Paper Trails: Objects, Narratives, and Visualizations of Human Deep Time in Early 20th Century America
 

Professor Dr Marianne Sommer (University of Lucerne)
Discussant: Professor Jim Secord (University of Cambridge)
 

Abstract

Along the lines of approaches that in the German-speaking community have become known as Wissensgeschichte, in my talk, I present aspects of my current research on the establishment of an American mass culture of human deep time. The term Wissensgeschichte marks a turn to knowledge cultures, to the everyday life and practices of scientists and the adoption of scientific knowledge in living environments. Within that context, the circulation of knowledge in its capacity to allow for the generation of meaning, knowledge, and sociality has been revived as a unifying concern of research. Although there is no clear origin from where knowledge circulates, particular ways of passage and itineraries, the transformations it undergoes and the obstacles it meets, might be reconstructed on the basis of paper trails. Following such paper trails, I enquire after the role of a particularly powerful institution – the American Museum of Natural History in New York – and its equally powerful president – Henry Fairfield Osborn – in making visualized ancestors and lost-world narratives travel through the press, into different disciplines, writing genres, and private homes.
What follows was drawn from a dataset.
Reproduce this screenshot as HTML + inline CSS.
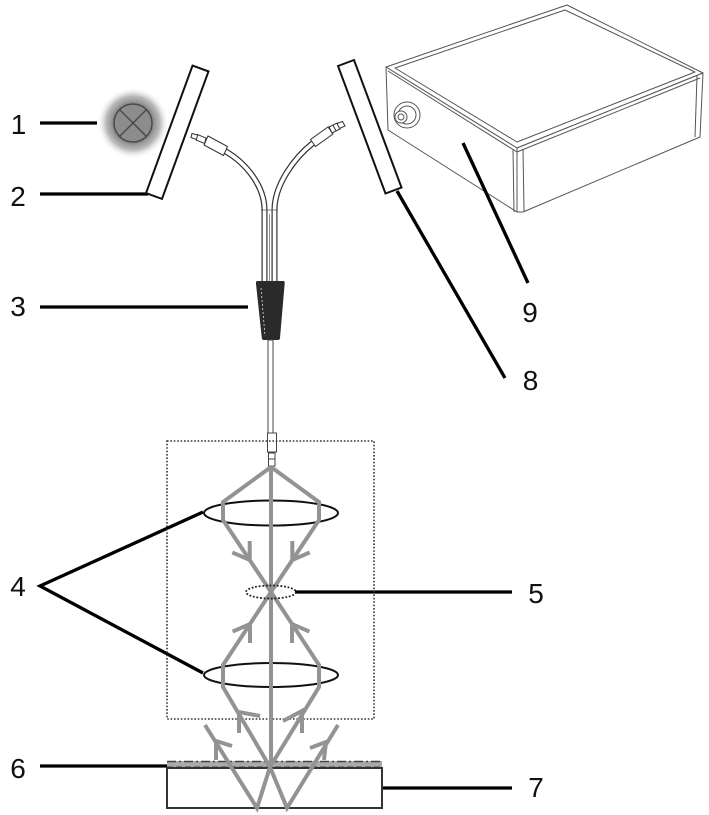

While I am thus attentive to the unequal power relations, I also try to do justice to the wider discursive formations that shape the institution and its protagonists, as well as to the negotiations that seem to accompany knowledge production from field to exhibition. I ask how scientific knowledge stabilizes within expert networks that form around the exchange of visits, expertise, and proxies of archeological objects, and after its translation into narrative, image, and exhibit. I exemplify how, in order to survive in the course of circulation thus made possible, ‘our ancestors’ had to adapt to different cultural environments.